I rated Lowe well enough to be an AB. Remember we were picking the likes of George Bridge above such players so theres no disputing a lot of bad decisions have been made by those last two coaches. Does a team like the ABs need a finicky winger who you have to adapt and change a lot of your style with to get benefit from? No, not really. But he still would have been a basic improvement on players like even Savea at the tail of his career, Bridge, and could even have converted into the answer of replacing Beauden at the back. Instead we persisted with NMS, Naholo, Havili, Reece, all players we would have cared even less about losing and all because Rieko had Lowe's number 11 jersey nailed down.


He was of course only 23 when he decided to leave, it was back in the beggining of the period they had started retaining players (from 2018 onwards I think, they came out saying theyre going to be more aggressive at some point). So he might, all of them, only just missed out.


The main point that Ed made is that situations like Lowe's, Aki's, JGP's, aren't going to happen in future. That's a bit of a "NZ" only problem, because those players need to reach such a high standard to be chosen by the All Blacks, were as a country like Ireland wants them a lot earlier like that. This is basically the 'ready in 3 years' concept Ireland relied on, versus the '5 years and they've left' concept' were that player is now ready to be chosen by the All Blacks (given a contract to play Super, ala SBW, and hopefully Manu).


The 'mercenary' thing that will take longer to expire, and which I was referring to, is the grandparents rule. The new kids coming through now aren't going to have as many gp born overseas, so the amount of players that can leave with a prospect of International rugby offer are going to drop dramatically at some point. All these kiwi fellas playing for a PI, is going to stop sadly.


The new era problem that will replace those old concerns is now French and Japanese clubs (doing the same as NRL teams have done for decades by) picking kids out of school.
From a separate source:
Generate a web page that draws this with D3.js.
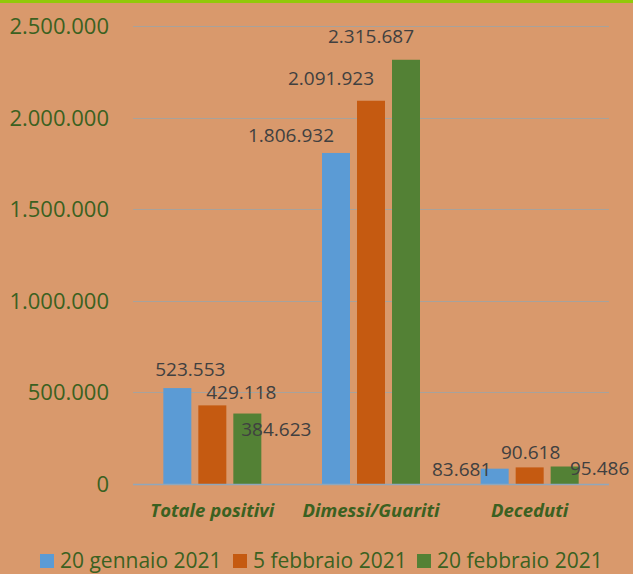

The problem here is not so much a national identity one, than it is a farm system where 9 in 10 players are left with nothing. A stunted education and no support in a foreign country (well they'll get kicked out of those countries were they don't in Australia).


It's the same sort of situation were NZ would be the big guy, but there weren't many downsides with it. The only one I can think was brought up but a poster on this site, I can't recall who it was, but he seemed to know a lot of kids coming from the Islands weren't really given the capability to fly back home during school xms holidays etc. That is probably something that should be fixed by the union. Otherwise getting someone like Fakatava over here for his last year of school definitely results in NZ being able to pick the cherries off the top but it also allows that player to develop and be able to represent Tonga and under age and possibly even later in his career. Where as a kid being taken from NZ is arguably going to be worse off in every respect other than perhaps money. Not going to develop as a person, not going to develop as a player as much, so I have a lotof sympathy for NZs case that I don't include them in that group but I certainly see where you're coming from and it encourages other countries to think they can do the same while not realising they're making a much worse experience/situation.